DAVID GREENE, HOST:
Just a month ago, the president of Democratic Republic of Congo made a triumphant prediction - the Ebola outbreak in Congo would be over by the end of this year. Then unidentified gunmen launched a series of attacks on health workers. And now new infections are up to as high as 24 a week. NPR's Nurith Aizenman reports.
NURITH AIZENMAN, BYLINE: Dr. Marie Roseline Belizaire has been on the frontlines of this outbreak for the World Health Organization as a field coordinator leading some of the ground teams that identify new cases, vaccinate their contacts. Belizaire has found herself in a lot of dangerous situations, but she says none were as scary as the attacks that began on November 28.
MARIE ROSELINE BELIZAIRE: It was about midnight. We heard some gunshots.
AIZENMAN: Armed men were storming her team's offices near the town of Mangina. As police were fighting them off, Belizaire got a phone call from a colleague at an outpost two hours away. He told her, we're also under attack. And the gunmen have broken into our dormitories.
BELIZAIRE: I was telling them, please keep calm. Stay where you were. Stay under the bed.
AIZENMAN: Then he tells Belizaire one of the Ebola responders, a Congolese woman - she's been shot. While Belizaire is on the phone with him, this woman dies in his arms. He starts sobbing.
BELIZAIRE: It was, I mean, terrible because I cannot do anything for them.
AIZENMAN: By morning, a policeman and two more Congolese Ebola responders had been killed. All Ebola responders for that area have been evacuated, many to the city of Beni. That's two hours drive from the closest place where Ebola is spreading. To reach the furthest hotspot, they are ferrying staff in by helicopter for a few hours at a time. So they're still reaching the hotspots.
BELIZAIRE: But not every day.
AIZENMAN: And it's been like this for more than three weeks. Belizaire says this is unprecedented.
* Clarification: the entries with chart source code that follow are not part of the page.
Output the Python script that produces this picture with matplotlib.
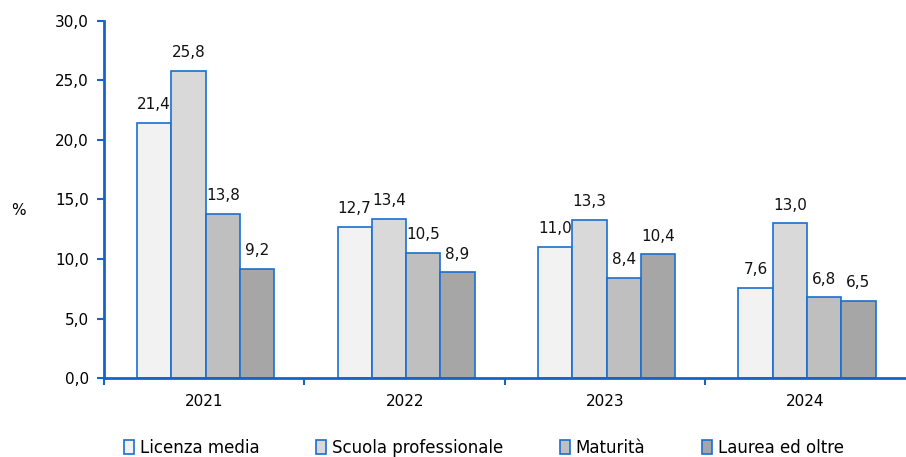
import matplotlib
matplotlib.use("Agg")
import matplotlib.pyplot as plt
import numpy as np
from matplotlib.ticker import FixedLocator

years = ["2021", "2022", "2023", "2024"]
series = ["Licenza media", "Scuola professionale", "Maturità", "Laurea ed oltre"]
licenza = [21.4, 12.7, 11.0, 7.6]
scuola = [25.8, 13.4, 13.3, 13.0]
maturita = [13.8, 10.5, 8.4, 6.8]
laurea = [9.2, 8.9, 10.4, 6.5]

fills = ["#f2f2f2", "#d9d9d9", "#bfbfbf", "#a6a6a6"]
edge = "#1a6fd0"
axis_blue = "#1565c8"

plt.rcParams["font.family"] = ["DejaVu Sans"]

fig = plt.figure(figsize=(9.06, 4.57), dpi=100)
ax = fig.add_axes([0.1148, 0.172, 0.885, 0.783])

x = np.arange(len(years))
width = 0.171
values = [licenza, scuola, maturita, laurea]
for i, (vals, name, col) in enumerate(zip(values, series, fills)):
    pos = x + (i - 1.5) * width + 0.007
    bars = ax.bar(pos, vals, width, color=col, edgecolor=edge, linewidth=1.2, label=name)
    for b, v in zip(bars, vals):
        ax.text(b.get_x() + b.get_width() / 2, v + 0.9, f"{v:.1f}".replace(".", ","),
                ha="center", va="bottom", fontsize=11, color="#111111")

ax.set_xlim(-0.5, 3.5)
ax.set_ylim(0, 30)
ax.set_yticks(np.arange(0, 31, 5))
ax.set_yticklabels([f"{t:.1f}".replace(".", ",") for t in np.arange(0, 31, 5)], fontsize=11)
ax.set_xticks(x)
ax.set_xticklabels(years, fontsize=11)
ax.tick_params(axis="x", length=0, pad=11)
ax.xaxis.set_minor_locator(FixedLocator([-0.5, 0.5, 1.5, 2.5]))
ax.tick_params(axis="x", which="minor", length=5, width=1.5, color=axis_blue, direction="out")
ax.tick_params(axis="y", length=5, width=1.5, color=axis_blue, direction="out", pad=6)

for s in ["top", "right"]:
    ax.spines[s].set_visible(False)
for s in ["left", "bottom"]:
    ax.spines[s].set_color(axis_blue)
    ax.spines[s].set_linewidth(2)

ax.set_ylabel("%", rotation=0, fontsize=11, va="center")
ax.yaxis.set_label_coords(-0.107, 0.47)

leg = ax.legend(loc="upper center", bbox_to_anchor=(0.474, -0.141), ncol=4, frameon=False,
                fontsize=12, handlelength=0.6, handleheight=0.85, handletextpad=0.35,
                columnspacing=3.4, borderaxespad=0.2)

fig.savefig("out.png", dpi=100)
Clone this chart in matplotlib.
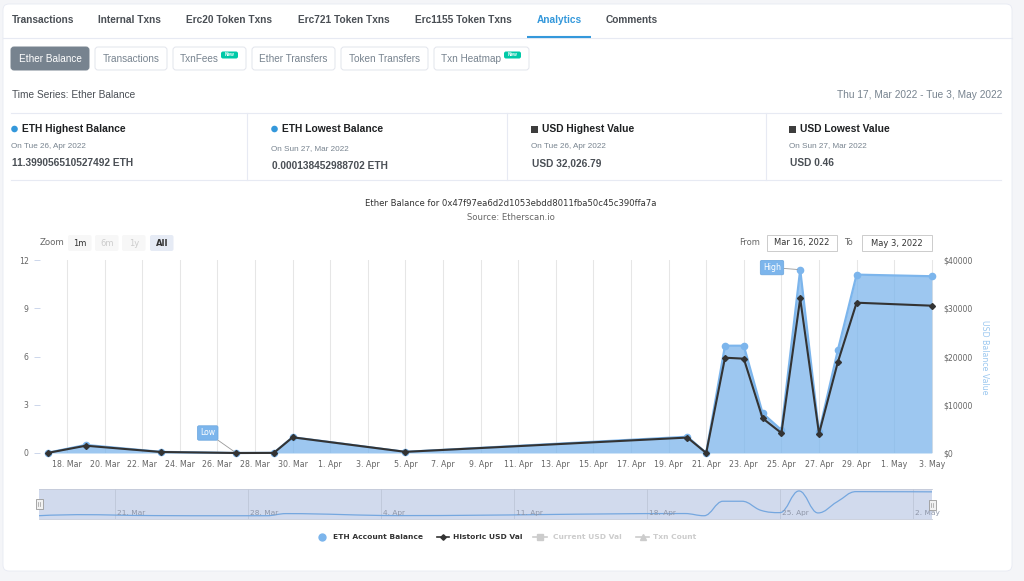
import matplotlib
matplotlib.use("Agg")
import matplotlib.pyplot as plt
import matplotlib.dates as mdates
import matplotlib.transforms as mtrans
import pandas as pd
from matplotlib.patches import FancyBboxPatch, Rectangle, Circle, PathPatch
from matplotlib.path import Path

W, H = 1024, 581

# ---- data ----
dates = ["2022-03-17", "2022-03-19", "2022-03-23", "2022-03-27", "2022-03-29",
         "2022-03-30", "2022-04-05", "2022-04-20", "2022-04-21", "2022-04-22",
         "2022-04-23", "2022-04-24", "2022-04-25", "2022-04-26", "2022-04-27",
         "2022-04-28", "2022-04-29", "2022-05-03"]
eth_balance = [0.02, 0.50, 0.07, 0.000138, 0.01, 0.98, 0.07, 1.01, 0.003, 6.67,
               6.67, 2.47, 1.43, 11.399, 1.29, 6.38, 11.09, 10.99]
usd_value = [40, 1510, 210, 0.46, 20, 3250, 240, 3200, 10, 19750,
             19550, 7190, 4140, 32026.79, 4000, 18800, 31150, 30530]

main_ticks = ["2022-03-18", "2022-03-20", "2022-03-22", "2022-03-24", "2022-03-26",
              "2022-03-28", "2022-03-30", "2022-04-01", "2022-04-03", "2022-04-05",
              "2022-04-07", "2022-04-09", "2022-04-11", "2022-04-13", "2022-04-15",
              "2022-04-17", "2022-04-19", "2022-04-21", "2022-04-23", "2022-04-25",
              "2022-04-27", "2022-04-29", "2022-05-01", "2022-05-03"]
nav_ticks = ["2022-03-21", "2022-03-28", "2022-04-04", "2022-04-11",
             "2022-04-18", "2022-04-25", "2022-05-02"]
eth_ticks = [0, 3, 6, 9, 12]
usd_ticks = [0, 10000, 20000, 30000, 40000]

tabs = ["Transactions", "Internal Txns", "Erc20 Token Txns", "Erc721 Token Txns",
        "Erc1155 Token Txns", "Analytics", "Comments"]
stats = [("ETH Highest Balance", "On Tue 26, Apr 2022", "11.399056510527492 ETH"),
         ("ETH Lowest Balance", "On Sun 27, Mar 2022", "0.000138452988702 ETH"),
         ("USD Highest Value", "On Tue 26, Apr 2022", "USD 32,026.79"),
         ("USD Lowest Value", "On Sun 27, Mar 2022", "USD 0.46")]

PAGE = "Liberation Sans"
BLUE = "#7cb5ec"
DARK = "#333333"

x = mdates.date2num(pd.to_datetime(dates))
tick_dt = pd.to_datetime(main_ticks)
nav_dt = pd.to_datetime(nav_ticks)


def fx(px):
    return px / W


def fy(py):
    return 1 - py / H


def spline_path(xs, ys):
    # highcharts style spline
    n = len(xs)
    lc, rc = [None] * n, [None] * n
    for i in range(1, n - 1):
        cx, cy = xs[i], ys[i]
        lx, ly = xs[i - 1], ys[i - 1]
        nx, ny = xs[i + 1], ys[i + 1]
        lcx, lcy = (1.5 * cx + lx) / 2.5, (1.5 * cy + ly) / 2.5
        rcx, rcy = (1.5 * cx + nx) / 2.5, (1.5 * cy + ny) / 2.5
        if rcx != lcx:
            corr = (rcy - lcy) * (rcx - cx) / (rcx - lcx) + cy - rcy
            lcy += corr
            rcy += corr
        if lcy > ly and lcy > cy:
            lcy = max(ly, cy); rcy = 2 * cy - lcy
        elif lcy < ly and lcy < cy:
            lcy = min(ly, cy); rcy = 2 * cy - lcy
        if rcy > ny and rcy > cy:
            rcy = max(ny, cy); lcy = 2 * cy - rcy
        elif rcy < ny and rcy < cy:
            rcy = min(ny, cy); lcy = 2 * cy - rcy
        lc[i], rc[i] = (lcx, lcy), (rcx, rcy)
    verts, codes = [(xs[0], ys[0])], [Path.MOVETO]
    for i in range(1, n):
        c1 = rc[i - 1] or (xs[i - 1], ys[i - 1])
        c2 = lc[i] or (xs[i], ys[i])
        verts += [c1, c2, (xs[i], ys[i])]
        codes += [Path.CURVE4] * 3
    return Path(verts, codes)


plt.rcParams["font.family"] = "DejaVu Sans"
fig = plt.figure(figsize=(W / 100, H / 100), dpi=100)
fig.patch.set_facecolor("#f4f5f8")

# ---- page background / card ----
bg = fig.add_axes([0, 0, 1, 1])
bg.set_xlim(0, W); bg.set_ylim(H, 0); bg.axis("off")
bg.add_patch(FancyBboxPatch((3, 4), 1009, 567, boxstyle="round,pad=0,rounding_size=6",
                            fc="white", ec="#e7eaf3", lw=0.6))

tab_x = [12, 98, 186, 298, 415, 537, 606]
for t, tx in zip(tabs, tab_x):
    bg.text(tx, 20, t, family=PAGE, weight="bold", size=7.3, va="center",
            color="#3498db" if t == "Analytics" else "#4a4f55")
bg.plot([3, 1012], [38, 38], color="#e7eaf3", lw=0.8)
bg.plot([527, 591], [37, 37], color="#3498db", lw=1.5, solid_capstyle="butt")

# sub buttons
btns = [("Ether Balance", 11, 78, False), ("Transactions", 95, 72, False),
        ("TxnFees", 173, 73, True), ("Ether Transfers", 252, 83, False),
        ("Token Transfers", 341, 87, False), ("Txn Heatmap", 434, 95, True)]
for i, (label, bx, bw, badge) in enumerate(btns):
    active = i == 0
    bg.add_patch(FancyBboxPatch((bx, 47), bw, 23, boxstyle="round,pad=0,rounding_size=3",
                                fc="#77838f" if active else "white",
                                ec="#77838f" if active else "#e2e5ec", lw=0.7))
    if badge:
        bg.text(bx + 7, 58.5, label, family=PAGE, size=7.2, va="center", color="#77838f")
        px0 = bx + bw - 25
        bg.add_patch(FancyBboxPatch((px0, 51.5), 17, 7, boxstyle="round,pad=0,rounding_size=2",
                                    fc="#00c9a7", ec="none"))
        bg.text(px0 + 8.5, 55, "New", family=PAGE, size=3.4, weight="bold",
                color="white", ha="center", va="center")
    else:
        bg.text(bx + bw / 2, 58.5, label, family=PAGE, size=7.2, va="center", ha="center",
                color="white" if active else "#77838f")

bg.text(12, 95, "Time Series: Ether Balance", family=PAGE, size=7.3, va="center", color="#4a4f55")
bg.text(1002, 95, "Thu 17, Mar 2022 - Tue 3, May 2022", family=PAGE, size=7.3,
        va="center", ha="right", color="#77838f")

# stats row
bg.plot([11, 1001], [113, 113], color="#e7eaf3", lw=0.8)
bg.plot([11, 1001], [180, 180], color="#e7eaf3", lw=0.8)
for dx in [247, 507, 766]:
    bg.plot([dx, dx], [113, 180], color="#e7eaf3", lw=0.8)
col_x = [11, 271, 531, 789]
date_y = [146, 149, 146, 146]
for j, ((head, when, val), cx) in enumerate(zip(stats, col_x)):
    if j < 2:
        bg.add_patch(Circle((cx + 3.5, 129), 3.3, fc="#3498db", ec="none"))
    else:
        bg.add_patch(Rectangle((cx, 126), 6.5, 6.5, fc="#3d3d3d", ec="none"))
    bg.text(cx + 11.5, 129, head, family=PAGE, weight="bold", size=7.4, va="center", color="#1e2022")
    bg.text(cx, date_y[j], when, family=PAGE, size=5.9, va="center", color="#77838f")
    bg.text(cx + 0.5, date_y[j] + 17, val, family=PAGE, weight="bold", size=7.3, va="center",
            color="#4a4f55")

# chart title
bg.text(511, 204, "Ether Balance for 0x47f97ea6d2d1053ebdd8011fba50c45c390ffa7a",
        size=6.1, ha="center", va="center", color="#333333")
bg.text(511, 217, "Source: Etherscan.io", size=6.1, ha="center", va="center", color="#666666")

# range selector
bg.text(40, 242.5, "Zoom", size=6.2, va="center", color="#666666")
for lab, zx, state in [("1m", 68, 0), ("6m", 95, 1), ("1y", 122, 1), ("All", 150, 2)]:
    bg.add_patch(FancyBboxPatch((zx, 235), 23.5, 16, boxstyle="round,pad=0,rounding_size=2",
                                fc="#e6ebf5" if state == 2 else "#f7f7f7", ec="none"))
    bg.text(zx + 11.75, 243, lab, size=6.0, ha="center", va="center",
            weight="bold" if state == 2 else "normal",
            color="#cccccc" if state == 1 else "#333333")
bg.text(739, 242.5, "From", size=6.0, va="center", color="#666666")
bg.text(844, 242.5, "To", size=6.0, va="center", color="#666666")
for d0, bx in [("Mar 16, 2022", 767), ("May 3, 2022", 862)]:
    bg.add_patch(Rectangle((bx, 235), 69.5, 16, fc="white", ec="#cccccc", lw=0.7))
    bg.text(bx + 34.75, 243, d0, size=6.0, ha="center", va="center", color="#333333")

bg.text(985, 357, "USD Balance Value", size=5.7, rotation=270, ha="center", va="center",
        color="#9cc8f0")

# legend
bg.plot([322], [537], "o", ms=6, color=BLUE, mec="none")
bg.text(333, 537, "ETH Account Balance", size=5.4, weight="bold", va="center", color="#333333")
bg.plot([437, 449], [537, 537], color=DARK, lw=1.2)
bg.plot([443], [537], "D", ms=2.8, color=DARK)
bg.text(453, 537, "Historic USD Val", size=5.4, weight="bold", va="center", color="#333333")
bg.plot([533, 547], [537, 537], color="#cccccc", lw=1.2)
bg.plot([540], [537], "s", ms=4, color="#cccccc")
bg.text(553, 537, "Current USD Val", size=5.4, weight="bold", va="center", color="#cccccc")
bg.plot([636, 649], [537, 537], color="#cccccc", lw=1.2)
bg.plot([642.5], [537], "^", ms=4, color="#cccccc")
bg.text(653, 537, "Txn Count", size=5.4, weight="bold", va="center", color="#cccccc")

# ---- main chart ----
L, R, T, B = 40, 935, 260, 453
base = mdates.date2num(pd.Timestamp("2022-03-18"))
ppd = 18.8  # px per day, Mar 18 sits at x=67
ax = fig.add_axes([fx(L), fy(B), (R - L) / W, (B - T) / H])
ax.set_facecolor("none")
ax.set_xlim(base + (L - 67) / ppd, base + (R - 67) / ppd)
ax.set_ylim(0, 12)
ax.fill_between(x, eth_balance, 0, color=BLUE, alpha=0.75, lw=0, zorder=2)
ax.plot(x, eth_balance, color=BLUE, lw=1.6, marker="o", ms=5.5, mec="none", zorder=3,
        clip_on=False)
ax.set_xticks(mdates.date2num(tick_dt))
ax.set_xticklabels([f"{d.day}. {d:%b}" for d in tick_dt])
ax.grid(axis="x", color="#e6e6e6", lw=0.75)
ax.set_axisbelow(True)
ax.set_yticks(eth_ticks)
ax.tick_params(axis="x", length=0, pad=5, labelsize=5.7, labelcolor="#666666")
ax.tick_params(axis="y", length=4.6, width=0.7, color="#ccd6eb", pad=3.6,
               labelsize=5.6, labelcolor="#666666")
for s in ax.spines.values():
    s.set_visible(False)

i_lo = min(range(len(eth_balance)), key=lambda k: eth_balance[k])
i_hi = max(range(len(eth_balance)), key=lambda k: eth_balance[k])
flag = dict(boxstyle="round,pad=0.35,rounding_size=0.2", fc=BLUE, ec="#6aa5dd", lw=0.5)
ax.annotate("Low", xy=(x[i_lo], eth_balance[i_lo]), xytext=(-20.5, 14.4),
            textcoords="offset points", ha="center", va="center", size=5.6, color="white",
            bbox=flag, zorder=6, annotation_clip=False,
            arrowprops=dict(arrowstyle="-", color="#999999", lw=0.6, shrinkA=0, shrinkB=2))
ax.annotate("High", xy=(x[i_hi], eth_balance[i_hi]), xytext=(-20.3, 1.5),
            textcoords="offset points", ha="center", va="center", size=5.6, color="white",
            bbox=flag, zorder=6, annotation_clip=False,
            arrowprops=dict(arrowstyle="-", color="#999999", lw=0.6, shrinkA=0, shrinkB=2))

ax2 = ax.twinx()
ax2.set_ylim(0, 40000)
ax2.plot(x, usd_value, color=DARK, lw=1.5, marker="D", ms=3.0, zorder=3, clip_on=False)
ax2.set_yticks(usd_ticks)
ax2.set_yticklabels([f"${v}" for v in usd_ticks])
ax2.tick_params(axis="y", length=0, pad=5.8, labelsize=5.6, labelcolor="#666666")
for s in ax2.spines.values():
    s.set_visible(False)

# ---- navigator ----
nav = fig.add_axes([fx(39), fy(519), (932 - 39) / W, 30 / H])
nav.set_facecolor("#d1daed")
n0 = mdates.date2num(pd.Timestamp("2022-03-17"))
nav.set_xlim(n0, n0 + 893 / 19)
nav.set_ylim(-1.5, 12.3)
nav.add_patch(PathPatch(spline_path(list(x), eth_balance), fc="none", ec="#75a7df", lw=0.9))
nav.set_xticks(mdates.date2num(nav_dt))
nav.grid(axis="x", color="#c0c9db", lw=0.7)
nav.set_axisbelow(True)
nav.tick_params(length=0, labelbottom=False, labelleft=False)
for k, s in nav.spines.items():
    s.set_visible(k in ("top", "bottom"))
    s.set_color("#c4cad8"); s.set_linewidth(0.6)
tr = mtrans.offset_copy(mtrans.blended_transform_factory(nav.transData, nav.transAxes),
                        fig=fig, x=2, units="dots")
for d in nav_dt:
    nav.text(mdates.date2num(d), 0.2, f"{d.day}. {d:%b}", transform=tr, size=5.3,
             va="center", color="#8e96a8", clip_on=False)

# handles on top
top = fig.add_axes([0, 0, 1, 1])
top.set_xlim(0, W); top.set_ylim(H, 0); top.axis("off")
for hx, hy in [(39, 499), (932, 500)]:
    top.add_patch(Rectangle((hx - 3, hy), 6.5, 10, fc="#f2f2f2", ec="#999999", lw=0.6))
    top.plot([hx - 0.9, hx - 0.9], [hy + 3, hy + 7], color="#999999", lw=0.5)
    top.plot([hx + 1.4, hx + 1.4], [hy + 3, hy + 7], color="#999999", lw=0.5)

fig.savefig("out.png", dpi=100, facecolor=fig.get_facecolor())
BELIZAIRE: It has never been as difficult because before, even though we have suffered some attacks - but we didn't leave. We didn't evacuated our team.
AIZENMAN: She says the United Nations and its member states should be doing more to protect health workers.
BELIZAIRE: They have totally failed.
AIZENMAN: The U.N. has a peacekeeping force in the area. And last May, after an earlier spate of attacks on health workers, the U.N. appointed an emergency Ebola response coordinator to oversee all aspects of the response, including security. His name is David Gressly. He says he's now working with Congo's government to uncover who's behind the November attacks. Gressly says it's very possible the gunmen were hired or somehow in collaboration with individuals who are trying to undermine the Ebola response for economic gain. There's a lot of money to be made off of this response.
DAVID GRESSLY: I think it's more important to look at all of this as set of criminal conspiracies rather than armed conflict.
AIZENMAN: In the meantime, Gressly says it's clear Congo and the U.N. need to step up security measures. Steve Morrison directs the global health policy arm of the Washington, D.C., think tank Center for Strategic and International Studies.
STEVE MORRISON: We haven't had the kind of high-level attention that's required.
AIZENMAN: Morrison says the larger reason this outbreak is still percolating is the continued insecurity and chaos in Congo. And so it's really up to the U.N.'s member states to come up with an aggressive plan for restoring peace because this effort to stop Ebola...
MORRISON: We are really at the edge of collapse here.
AIZENMAN: And if that happens, he says, it will be a public health catastrophe. Nurith Aizenman, NPR News.